AMD and Adobe Collaborate on Upcoming Version of Adobe Premiere Pro

HardOCP News

[H] News
Joined
Dec 31, 1969
Messages
0
AMD today announced its collaboration with Adobe Systems Incorporated to deliver OpenCL™ hardware-accelerated video editing for the first time on the Microsoft Windows platform with the next version of Adobe® Premiere® Pro. This collaboration further demonstrates AMD’s commitment to enabling partner ecosystems with cross-platform open standards, empowering Adobe to amplify the editing experience for creative professionals everywhere. The combination of expanded support for open standards and the Adobe Creative Cloud™ brings unmatched access to the most up-to-date and powerful professional post-production tools anywhere.
 
AMD developer relations are in overdrive! Going open standards is great, Keep it up!
 
Good news for AMD. They're finding ways to stay relevant and that's a good thing for the survival of the company. Now if they could just throw some "synergy" and "value-added" this or "ehanced return-on-investment" that into this press release, everything about be okay. Then again, this is Adobe we're talking about so there'll be an unending series of exploits people will have to patch.
 
About time Adobe got in line with OpenCL.
For less than the price of 1 copy of Photoshop ($700) you could buy 2x7870s and use the GIMP (FREE) and save money while having better performance to boot.

The same could be done with Adobe premiere($800). You could buy the much cheaper Sony Vegas ($400) and with the savings buy a 7870 and have better performance while saving money.
 
About time Adobe got in line with OpenCL.
For less than the price of 1 copy of Photoshop ($700) you could buy 2x7870s and use the GIMP (FREE) and save money while having better performance to boot.

The same could be done with Adobe premiere($800). You could buy the much cheaper Sony Vegas ($400) and with the savings buy a 7870 and have better performance while saving money.

You're buying it all wrong...
 
P.S: Both GIMP and Sony Vegas have out of the box OpenCL acceleration support.
 
You're buying it all wrong...

Who said anything about buying? Nothing beats getting free software that does the same job and instead spend the cash to upgrade my own infrastructure/workstation (which you will do anyways) and with better overall performance. And no you do not buy a bundle of applications to "save" by spending more.
 
Who said anything about buying? Nothing beats getting free software that does the same job and instead spend the cash to upgrade my own infrastructure/workstation (which you will do anyways) and with better overall performance. And no you do not buy a bundle of applications to "save" by spending more.

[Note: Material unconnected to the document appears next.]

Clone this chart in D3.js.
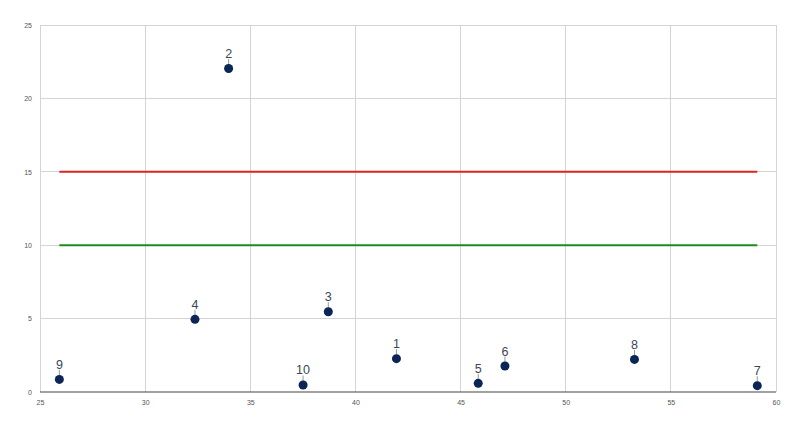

Yes, but in real life, GIMP sucks majorly. There are good options, some cheaper than Photoshop, but GIMP is just terrible, I'd rather use Paint or that Live photo whatever. :p
 
Yes, but in real life, GIMP sucks majorly. There are good options, some cheaper than Photoshop, but GIMP is just terrible, I'd rather use Paint or that Live photo whatever. :p
AND, you can subscribe to have access to JUST Adobe Photoshop for $20-30/mo, or the entire Creative Suite collection for $40-50/mo. You're entitled to two simultaneous installations as long as you're installing it on your own personal FOR YOU equipment (ex. at my plastic desk at home I have my personal laptop and my personal workstation).

No upgrade fees, always the latest version and updates included, and greatest. I have my subscription with a student discount ($30-40/mo for the entire Creative Suite, including Adobe Premiere Pro and many others I've never ever heard of and don't need).
 
The CUDA-only acceleration made sense back before OpenCL (because AMD's GPGPU strategy was an ever changing tragedy), but it makes sense to broaden support now that OpenCL is pretty widely supported.

I hope nobody is holding their breath: PS is on around a 2 year release schedule and CS6 came out less than a year ago.